In this function, do whatever you need to do in order to prepare your database for writing data to it. This is called at the start of a batch write operation, with an optional channel argument. In the case of a single database file you can ignore channel and simply create the file and database schema. In the case of a single file per channel, you might open a file handle associated to each channel and write any top-level metadata required. We strongly encourage atomic operations, so that file handles are closed in the same function they are opened wherever possible to avoid trailing file handles in the event of an unrecoverable exception.

abstractmethod MetaDatabaseWriter._validate_settings(settings: dict) → None¶

Validate that the settings dict contains the correct information for use by the subclass.

Parameters:: settings (dict) – Parameters for event detection.
Raises:: ValueError – If the settings dict does not contain the correct information.

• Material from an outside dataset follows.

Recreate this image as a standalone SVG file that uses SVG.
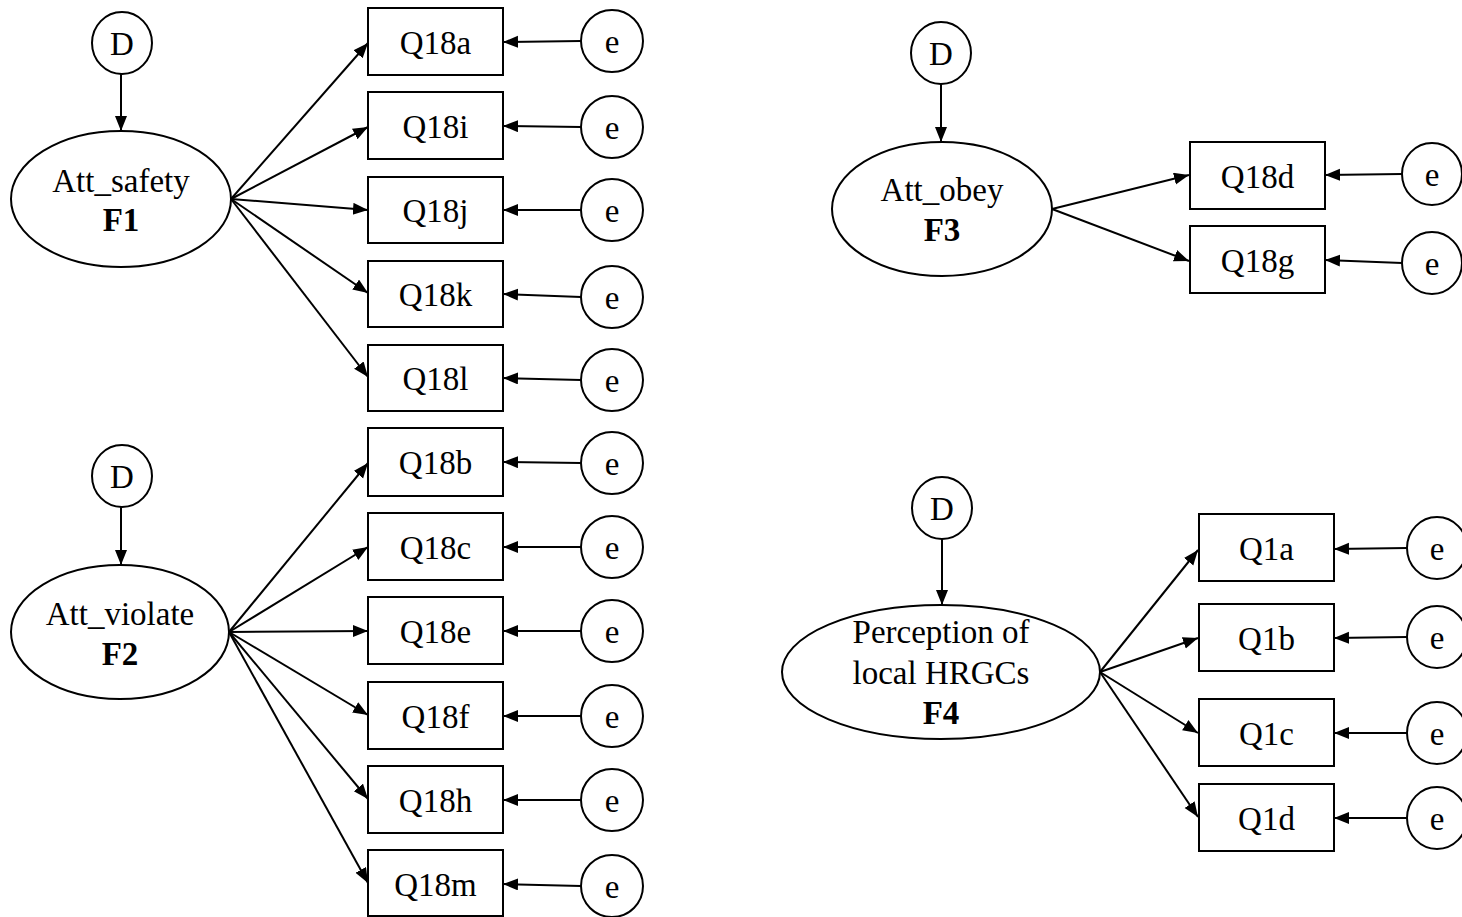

abstractmethod MetaDatabaseWriter._write_channel_metadata(channel: int) → None¶

Parameters:: channel (int) – int indicating which output to flush

Purpose: Write any information you need to save about the channel

Given a channel, write any channel level information (for example, as provided by the user in the settings dict, or the associated samplerate) to the database files you created in _initialize_database(). Your channels table in yout database should share a key with experiments or ahev some other way of cross-referencing channels to experiments in cases where experiments can have many channels.

abstractmethod MetaDatabaseWriter._write_event(channel: int, event_metadata: Dict[str, int | float | str | bool], sublevel_metadata: Dict[str, List[int | float | str | bool]], event_data: ndarray[tuple[int, ...], dtype[float64]], raw_data: ndarray[tuple[int, ...], dtype[float64]], fit_data: ndarray[tuple[int, ...], dtype[float64]], abort: bool | None = False, last_call: bool | None = False) → bool¶

Parameters:

channel (int) – identifier for the channel to write events from
data (numpy.ndarray) – 1D numpy array of data to write to the active file in the specified channel.
event_metadata (Dict[str, List[Union[int, float, str, bool]]]) – a dict of metadata associated to the event
event_metadata – a dict of lists of metadata associated to sublevels within the event. You can assume they all have the same length.
event_data (npt.NDArray[np.float64]) – the raw data for the event (not filtered)
raw_data (npt.NDArray[np.float64]) – A numpy array of raw event data to be stored as binary in the database.
fit_data (npt.NDArray[np.float64]) – A numpy array of fitted event data to be stored as binary in the database.
abort (Optional[bool]) – True if an abort request was issued in the caller, perform cleanup as needed
last_call (Optional[bool]) – True if this is the last time the function will be called, commit to file and clean up as needed

Returns:

True on successful write, False on failure or ignore

Return type:

bool

Purpose: Write a single event worth of data and metadata to the database.

Given all of the event information above, write whatever subset you want to save to the database for both event metadata and sublevel metadata for each event. We strongly encourage atomic operations, but given event volume, you might consider committing or flushing events only every few hundred events, or opening a file handle for writing the first time this is called and using the open handle for subsequent writes. Ensure that the events table has a refernece to the channels and experiments tables, and that the sublevels tables has a way to reference both of those and the events table for the parent event.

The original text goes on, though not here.